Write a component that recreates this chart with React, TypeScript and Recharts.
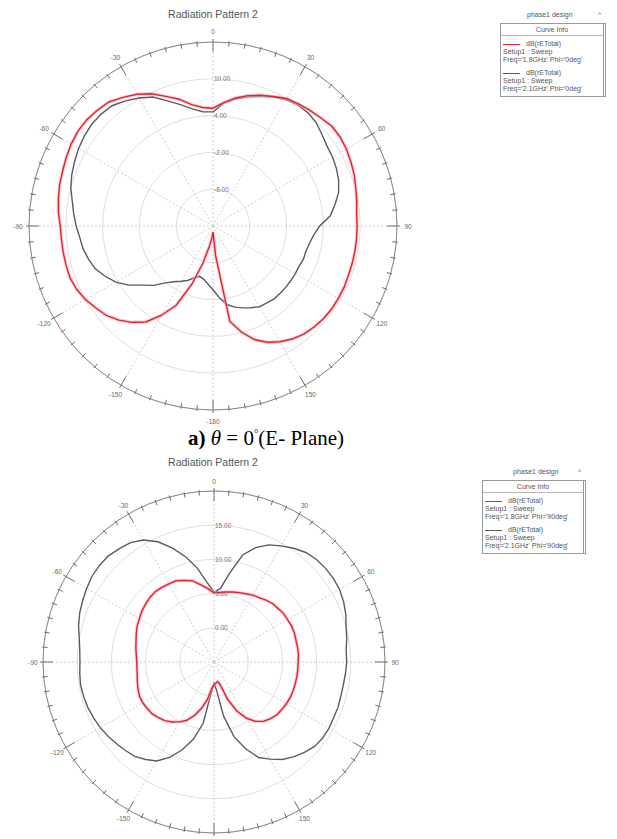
import { RadarChart, Radar, PolarGrid, PolarAngleAxis, PolarRadiusAxis } from "recharts";

// theta in degrees, clockwise from the top (HFSS labelling)
const thetaDeg = [
  0, 5, 10, 15, 20, 25, 30, 35, 40, 45, 50, 55, 60, 65, 70, 75, 80, 85,
  90, 95, 100, 105, 110, 115, 120, 125, 130, 135, 140, 145, 150, 155, 160, 165, 170, 175,
  -180, -175, -170, -165, -160, -155, -150, -145, -140, -135, -130, -125, -120, -115, -110, -105, -100, -95,
  -90, -85, -80, -75, -70, -65, -60, -55, -50, -45, -40, -35, -30, -25, -20, -15, -10, -5,
];

// a) E-plane, dB(rETotal)
const eRed = [
  5.2, 6.2, 7.2, 8.0, 8.7, 9.3, 10.0, 10.3, 10.6, 10.9, 11.3, 11.3, 11.1, 10.8, 10.5, 10.1, 9.8, 9.5,
  9.5, 9.5, 9.5, 9.5, 9.5, 9.6, 9.6, 9.6, 9.5, 9.3, 9.0, 8.5, 7.8, 6.9, 5.7, 3.9, 1.8, -9.1,
  -13.0, -12.0, -10.7, -7.8, -3.9, 0.3, 2.8, 5.1, 6.5, 7.7, 8.7, 9.3, 10.0, 10.5, 10.8, 10.8, 10.8, 10.8,
  10.9, 11.3, 11.6, 11.9, 12.1, 12.4, 12.7, 12.9, 12.9, 12.7, 12.4, 11.6, 10.8, 9.8, 8.5, 7.4, 6.1, 5.4,
];
const eGrey = [
  4.6, 6.1, 7.0, 7.8, 8.5, 9.2, 9.8, 10.1, 10.1, 9.8, 9.2, 8.7, 8.5, 8.2, 7.8, 7.2, 6.2, 5.2,
  3.4, 2.5, 2.0, 1.7, 1.7, 1.5, 1.5, 1.5, 1.5, 1.5, 1.5, 1.3, 1.2, 0.7, 0.2, -0.3, -1.0, -2.3,
  -3.6, -4.5, -5.2, -5.5, -5.0, -4.2, -3.6, -2.9, -1.9, -0.3, 1.0, 2.8, 4.3, 5.4, 6.4, 7.0, 7.5, 7.8,
  8.3, 8.8, 9.3, 10.0, 10.5, 10.9, 11.3, 11.6, 11.8, 11.8, 11.6, 10.9, 10.1, 9.2, 7.7, 6.5, 5.4, 4.7,
];

// b) second plane
const hRed = [
  5.1, 5.2, 5.4, 5.6, 5.8, 6.0, 6.3, 6.5, 6.8, 7.1, 7.2, 7.4, 7.4, 7.5, 7.5, 7.4, 7.4, 7.4,
  7.3, 7.3, 7.3, 7.3, 7.3, 7.3, 7.2, 7.1, 7.0, 6.7, 6.3, 5.6, 4.5, 2.9, 0.8, -1.6, -2.1, -1.9,
  -1.6, -1.1, 0.6, 2.0, 3.3, 4.4, 5.1, 5.7, 6.2, 6.5, 6.8, 6.9, 7.0, 7.0, 6.8, 6.6, 6.4, 6.3,
  6.3, 6.4, 6.6, 6.8, 7.1, 7.4, 7.6, 7.9, 8.1, 8.3, 8.4, 8.3, 8.2, 8.1, 7.7, 7.3, 6.5, 5.8,
];
const hGrey = [
  5.2, 5.8, 8.2, 11.2, 12.8, 13.9, 14.6, 15.3, 15.9, 16.2, 16.3, 16.3, 16.2, 15.9, 15.5, 15.0, 14.7, 14.4,
  14.4, 14.3, 14.2, 14.2, 14.3, 14.3, 14.4, 14.4, 14.2, 13.7, 13.1, 12.4, 11.4, 10.4, 8.5, 6.3, 3.0, -0.9,
  -1.9, -0.6, 4.1, 6.7, 8.7, 10.4, 11.7, 12.4, 13.0, 13.3, 13.6, 13.9, 14.2, 14.4, 14.6, 14.7, 14.8, 14.7,
  14.6, 14.7, 15.0, 15.5, 15.9, 16.2, 16.5, 16.8, 16.9, 16.9, 16.6, 16.3, 15.6, 14.4, 12.7, 10.9, 8.9, 6.7,
];

const eTicks = [-8, -2, 4, 10, 16];
const hTicks = [0, 5, 10, 15, 20];

const legendTitle = "phase1 design";
const legendHeader = "Curve Info";
const eCurves = [
  ["dB(rETotal)", "Setup1 : Sweep", "Freq='1.8GHz' Phi='0deg'"],
  ["dB(rETotal)", "Setup1 : Sweep", "Freq='2.1GHz' Phi='0deg'"],
];
const hCurves = [
  ["dB(rETotal)", "Setup1 : Sweep", "Freq='1.8GHz' Phi='90deg'"],
  ["dB(rETotal)", "Setup1 : Sweep", "Freq='2.1GHz' Phi='90deg'"],
];

const RED = "#e3232d";
const GREY = "#5e5866";
const SANS = "'Liberation Sans', Arial, sans-serif";
const spokes = [0, 30, 60, 90, 120, 150, 180, 210, 240, 270, 300, 330];

function angleTick(cx: number, cy: number, r: number, labelR: number) {
  return (props: any) => {
    const { payload } = props;
    const a = (-payload.coordinate * Math.PI) / 180;
    const ux = Math.cos(a);
    const uy = Math.sin(a);
    const v = Number(payload.value);
    const major = v % 30 === 0;
    const r1 = major ? r - 10 : r - 4;
    const r2 = major ? r + 3 : r + 1.5;
    return (
      <g>
        <path d={`M${cx + ux * r1},${cy + uy * r1}L${cx + ux * r2},${cy + uy * r2}`} stroke="#6e6e6e" strokeWidth={1} fill="none" />
        {major && (
          <text x={cx + ux * labelR} y={cy + uy * labelR} textAnchor="middle" dominantBaseline="central" fontSize={6.5} fill="#666" fontFamily={SANS}>
            {v}
          </text>
        )}
      </g>
    );
  };
}

function radiusTick(max: number) {
  return (props: any) => {
    const { x, y, payload } = props;
    if (payload.value === max) return <g />;
    return (
      <text x={x + 1} y={y} textAnchor="start" dominantBaseline="central" fontSize={6.5} fill="#777" fontFamily={SANS}>
        {Number(payload.value).toFixed(2)}
      </text>
    );
  };
}

function Polar(props: {
  red: number[]; grey: number[]; ticks: number[];
  left: number; top: number; w: number; h: number; cx: number; cy: number; r: number; labelR: number;
}) {
  const { red, grey, ticks, left, top, w, h, cx, cy, r, labelR } = props;
  const data = thetaDeg.map((t, i) => ({ theta: t, red: red[i], grey: grey[i] }));
  const min = 2 * ticks[0] - ticks[1];
  const max = ticks[ticks.length - 1];
  return (
    <div style={{ position: "absolute", left, top }}>
      <RadarChart width={w} height={h} data={data} cx={cx} cy={cy} outerRadius={r} startAngle={90} endAngle={-270} margin={{ top: 0, right: 0, bottom: 0, left: 0 }}>
        <PolarGrid gridType="circle" radialLines={false} stroke="#dedede" />
        <PolarGrid gridType="circle" polarRadius={[]} polarAngles={spokes} stroke="#d0d0d0" strokeDasharray="2 2" />
        <PolarAngleAxis dataKey="theta" axisLineType="circle" stroke="#888" tickLine={false} tick={angleTick(cx, cy, r, labelR)} />
        <PolarRadiusAxis angle={90} type="number" domain={[min, max]} ticks={ticks} axisLine={false} tickLine={false} tick={radiusTick(max)} />
        <Radar dataKey="grey" stroke={GREY} strokeWidth={1.4} fill="none" fillOpacity={0} dot={false} isAnimationActive={false} />
        <Radar dataKey="red" stroke="#f4b3b6" strokeWidth={3.4} strokeOpacity={0.6} fill="none" fillOpacity={0} dot={false} isAnimationActive={false} />
        <Radar dataKey="red" stroke={RED} strokeWidth={1.4} fill="none" fillOpacity={0} dot={false} isAnimationActive={false} />
      </RadarChart>
    </div>
  );
}

function CurveLegend(props: { left: number; top: number; w: number; curves: string[][]; arrowColor: string; titleX: number }) {
  const { left, top, w, curves, arrowColor, titleX } = props;
  const txt = { fontSize: 7, color: "#555", fontFamily: SANS, lineHeight: "8px", whiteSpace: "nowrap" as const };
  return (
    <>
      <div style={{ ...txt, position: "absolute", left: titleX, top: top - 12 }}>{legendTitle}</div>
      <div style={{ ...txt, position: "absolute", left: left + w - 4, top: top - 12, color: arrowColor }}>^</div>
      <div style={{ position: "absolute", left, top, width: w, border: "1px solid #9a9a9a", borderRight: "3px double #9a9a9a", background: "#fff", paddingBottom: 3 }}>
        <div style={{ ...txt, textAlign: "center", borderBottom: "1px solid #b5b5b5", padding: "2px 0 1px" }}>{legendHeader}</div>
        {curves.map((lines, k) => (
          <div key={k} style={{ marginTop: k === 0 ? 4 : 5, paddingLeft: 2 }}>
            {lines.map((s, j) => (
              <div key={j} style={{ ...txt, display: "flex", alignItems: "center" }}>
                {j === 0 && <span style={{ display: "inline-block", width: 17, height: 0, borderTop: `1.5px solid ${k === 0 ? RED : GREY}`, marginRight: 6 }} />}
                <span>{s}</span>
              </div>
            ))}
          </div>
        ))}
      </div>
    </>
  );
}

export default function App() {
  const title = { position: "absolute" as const, fontFamily: SANS, fontSize: 10.5, color: "#555", width: 200, textAlign: "center" as const };
  return (
    <div style={{ position: "absolute", left: 0, top: 0, width: 617, height: 839, background: "#fff", overflow: "hidden" }}>
      <div style={{ ...title, left: 113, top: 8 }}>Radiation Pattern 2</div>
      <Polar red={eRed} grey={eGrey} ticks={eTicks} left={0} top={0} w={430} h={428} cx={213} cy={226} r={184} labelR={195} />
      <CurveLegend left={500} top={23} w={102} curves={eCurves} arrowColor="#666" titleX={527} />

      <div style={{ position: "absolute", left: 188, top: 427, fontFamily: "'Liberation Serif', 'Times New Roman', serif", fontSize: 21, lineHeight: "22px", whiteSpace: "nowrap", color: "#000" }}>
        <b>a)</b> <i>θ</i> = 0<span style={{ fontSize: 11, verticalAlign: "8px", lineHeight: "10px" }}>°</span>(E- Plane)
      </div>

      <div style={{ ...title, left: 113, top: 456 }}>Radiation Pattern 2</div>
      <Polar red={hRed} grey={hGrey} ticks={hTicks} left={0} top={440} w={430} h={399} cx={214} cy={222} r={171} labelR={181} />
      <CurveLegend left={482} top={480} w={100} curves={hCurves} arrowColor={RED} titleX={513} />
    </div>
  );
}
========================================================================
**Goal of the exercise:** Please reproduce the listing exactly from its opening line through the line that contains "PolarGrid, PolarAngleAxis, PolarRadiusAxis", both included, with all pictures omitted.

**Answer to the problem:**
Write a component that recreates this chart with React, TypeScript and Recharts.
import { RadarChart, Radar, PolarGrid, PolarAngleAxis, PolarRadiusAxis } from "recharts";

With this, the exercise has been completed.